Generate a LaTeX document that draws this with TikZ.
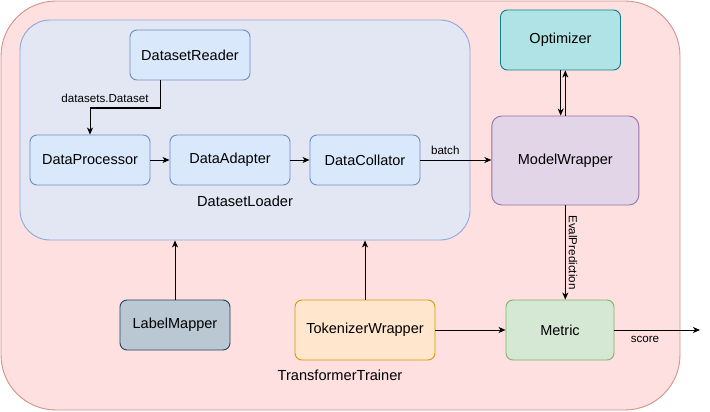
\documentclass[tikz,border=0pt]{standalone}
\usepackage{fontspec}
\setmainfont{Liberation Sans}
\usetikzlibrary{arrows.meta,positioning,calc}
\definecolor{pinkfill}{HTML}{FDE0DF}
\definecolor{pinkdraw}{HTML}{D4908C}
\definecolor{ldfill}{HTML}{E3E6F3}
\definecolor{lddraw}{HTML}{8EA9D9}
\definecolor{bluefill}{HTML}{DAE8FC}
\definecolor{bluedraw}{HTML}{6C8EBF}
\definecolor{optfill}{HTML}{B0E3E6}
\definecolor{optdraw}{HTML}{0E8088}
\definecolor{mwfill}{HTML}{E1D5E7}
\definecolor{mwdraw}{HTML}{9673A6}
\definecolor{metfill}{HTML}{D5E8D4}
\definecolor{metdraw}{HTML}{82B366}
\definecolor{tokfill}{HTML}{FFE6CC}
\definecolor{tokdraw}{HTML}{D79B00}
\definecolor{lmfill}{HTML}{BAC8D3}
\definecolor{lmdraw}{HTML}{23445D}
\tikzset{
  box/.style={rounded corners=7pt, line width=0.9pt, inner sep=0pt, font=\fontsize{14.5}{16}\selectfont, text=black},
  bluebox/.style={box, fill=bluefill, draw=bluedraw},
  conn/.style={line width=1pt, -{Stealth[length=7pt,width=6pt,inset=2pt]}},
  lbl/.style={font=\fontsize{11.6}{13}\selectfont, inner sep=0pt, text=black},
  grouplbl/.style={font=\fontsize{14.6}{16}\selectfont, inner sep=0pt, text=black},
}
\begin{document}
\begin{tikzpicture}[x=1pt,y=-1pt]
\useasboundingbox (0,0) rectangle (710,412);
% containers
\node[draw=pinkdraw, fill=pinkfill, line width=0.9pt, rounded corners=55pt, minimum width=679pt, minimum height=409pt, inner sep=0pt] (trainer) at (340.5,205.5) {};
\node[draw=lddraw, fill=ldfill, line width=0.9pt, rounded corners=30pt, minimum width=450pt, minimum height=220pt, inner sep=0pt] (loader) at (245,130) {};
% nodes
\node[bluebox, minimum width=120pt, minimum height=50pt] (reader) at (190,55) {DatasetReader};
\node[bluebox, minimum width=120pt, minimum height=50pt] (proc) at (90,160) {DataProcessor};
\node[bluebox, minimum width=120pt, minimum height=50pt] (adapt) at (230,160) {DataAdapter};
\node[bluebox, minimum width=110pt, minimum height=50pt] (coll) at (365,160) {DataCollator};
\node[box, fill=optfill, draw=optdraw, minimum width=120pt, minimum height=60pt] (opt) at (560.5,40) {Optimizer};
\node[box, fill=mwfill, draw=mwdraw, minimum width=147pt, minimum height=89pt, rounded corners=10pt] (mw) at (565.3,160.5) {ModelWrapper};
\node[box, fill=metfill, draw=metdraw, minimum width=108pt, minimum height=60pt] (met) at (560,330) {Metric};
\node[box, fill=tokfill, draw=tokdraw, minimum width=140pt, minimum height=60pt] (tok) at (365,330) {TokenizerWrapper};
\node[box, fill=lmfill, draw=lmdraw, minimum width=110pt, minimum height=50pt] (lm) at (175,325) {LabelMapper};
\coordinate (out) at (700,330);
% labels
\node[grouplbl] (dllbl) at (245,201) {DatasetLoader};
\node[grouplbl] (ttlbl) at (340,375) {TransformerTrainer};
% edges
\draw[conn] ([xshift=-30pt]reader.south) |- (90,108) -- (proc.north);
\node[lbl] (dslbl) at (105,98) {datasets.Dataset};
\draw[conn] (proc) -- (adapt);
\draw[conn] (adapt) -- (coll);
\draw[conn] (coll) -- (coll -| mw.west) node[lbl, pos=0.35, above=5pt] (batchlbl) {batch};
\draw[conn] ([xshift=-4.6pt]mw.north |- opt.south) -- ([xshift=-4.6pt]mw.north);
\draw[conn] (mw.north) -- (mw.north |- opt.south);
\draw[conn] (mw.south) -- (mw.south |- met.north) node[lbl, midway, right=3pt, rotate=-90, anchor=south] (evlbl) {EvalPrediction};
\draw[conn] (lm.north) -- (lm.north |- loader.south);
\draw[conn] (tok.north) -- (tok.north |- loader.south);
\draw[conn] (tok) -- (met);
\draw[conn] (met) -- (out);
\node[lbl] (scorelbl) at (645,339) {score};
\end{tikzpicture}
\end{document}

Objective:
Copy the listing exactly. Any image in it stays out of the copy.

Output below:
Generate a LaTeX document that draws this with TikZ.
\documentclass[tikz,border=0pt]{standalone}
\usepackage{fontspec}
\setmainfont{Liberation Sans}
\usetikzlibrary{arrows.meta,positioning,calc}
\definecolor{pinkfill}{HTML}{FDE0DF}
\definecolor{pinkdraw}{HTML}{D4908C}
\definecolor{ldfill}{HTML}{E3E6F3}
\definecolor{lddraw}{HTML}{8EA9D9}
\definecolor{bluefill}{HTML}{DAE8FC}
\definecolor{bluedraw}{HTML}{6C8EBF}
\definecolor{optfill}{HTML}{B0E3E6}
\definecolor{optdraw}{HTML}{0E8088}
\definecolor{mwfill}{HTML}{E1D5E7}
\definecolor{mwdraw}{HTML}{9673A6}
\definecolor{metfill}{HTML}{D5E8D4}
\definecolor{metdraw}{HTML}{82B366}
\definecolor{tokfill}{HTML}{FFE6CC}
\definecolor{tokdraw}{HTML}{D79B00}
\definecolor{lmfill}{HTML}{BAC8D3}
\definecolor{lmdraw}{HTML}{23445D}
\tikzset{
  box/.style={rounded corners=7pt, line width=0.9pt, inner sep=0pt, font=\fontsize{14.5}{16}\selectfont, text=black},
  bluebox/.style={box, fill=bluefill, draw=bluedraw},
  conn/.style={line width=1pt, -{Stealth[length=7pt,width=6pt,inset=2pt]}},
  lbl/.style={font=\fontsize{11.6}{13}\selectfont, inner sep=0pt, text=black},
  grouplbl/.style={font=\fontsize{14.6}{16}\selectfont, inner sep=0pt, text=black},
}
\begin{document}
\begin{tikzpicture}[x=1pt,y=-1pt]
\useasboundingbox (0,0) rectangle (710,412);
% containers
\node[draw=pinkdraw, fill=pinkfill, line width=0.9pt, rounded corners=55pt, minimum width=679pt, minimum height=409pt, inner sep=0pt] (trainer) at (340.5,205.5) {};
\node[draw=lddraw, fill=ldfill, line width=0.9pt, rounded corners=30pt, minimum width=450pt, minimum height=220pt, inner sep=0pt] (loader) at (245,130) {};
% nodes
\node[bluebox, minimum width=120pt, minimum height=50pt] (reader) at (190,55) {DatasetReader};
\node[bluebox, minimum width=120pt, minimum height=50pt] (proc) at (90,160) {DataProcessor};
\node[bluebox, minimum width=120pt, minimum height=50pt] (adapt) at (230,160) {DataAdapter};
\node[bluebox, minimum width=110pt, minimum height=50pt] (coll) at (365,160) {DataCollator};
\node[box, fill=optfill, draw=optdraw, minimum width=120pt, minimum height=60pt] (opt) at (560.5,40) {Optimizer};
\node[box, fill=mwfill, draw=mwdraw, minimum width=147pt, minimum height=89pt, rounded corners=10pt] (mw) at (565.3,160.5) {ModelWrapper};
\node[box, fill=metfill, draw=metdraw, minimum width=108pt, minimum height=60pt] (met) at (560,330) {Metric};
\node[box, fill=tokfill, draw=tokdraw, minimum width=140pt, minimum height=60pt] (tok) at (365,330) {TokenizerWrapper};
\node[box, fill=lmfill, draw=lmdraw, minimum width=110pt, minimum height=50pt] (lm) at (175,325) {LabelMapper};
\coordinate (out) at (700,330);
% labels
\node[grouplbl] (dllbl) at (245,201) {DatasetLoader};
\node[grouplbl] (ttlbl) at (340,375) {TransformerTrainer};
% edges
\draw[conn] ([xshift=-30pt]reader.south) |- (90,108) -- (proc.north);
\node[lbl] (dslbl) at (105,98) {datasets.Dataset};
\draw[conn] (proc) -- (adapt);
\draw[conn] (adapt) -- (coll);
\draw[conn] (coll) -- (coll -| mw.west) node[lbl, pos=0.35, above=5pt] (batchlbl) {batch};
\draw[conn] ([xshift=-4.6pt]mw.north |- opt.south) -- ([xshift=-4.6pt]mw.north);
\draw[conn] (mw.north) -- (mw.north |- opt.south);
\draw[conn] (mw.south) -- (mw.south |- met.north) node[lbl, midway, right=3pt, rotate=-90, anchor=south] (evlbl) {EvalPrediction};
\draw[conn] (lm.north) -- (lm.north |- loader.south);
\draw[conn] (tok.north) -- (tok.north |- loader.south);
\draw[conn] (tok) -- (met);
\draw[conn] (met) -- (out);
\node[lbl] (scorelbl) at (645,339) {score};
\end{tikzpicture}
\end{document}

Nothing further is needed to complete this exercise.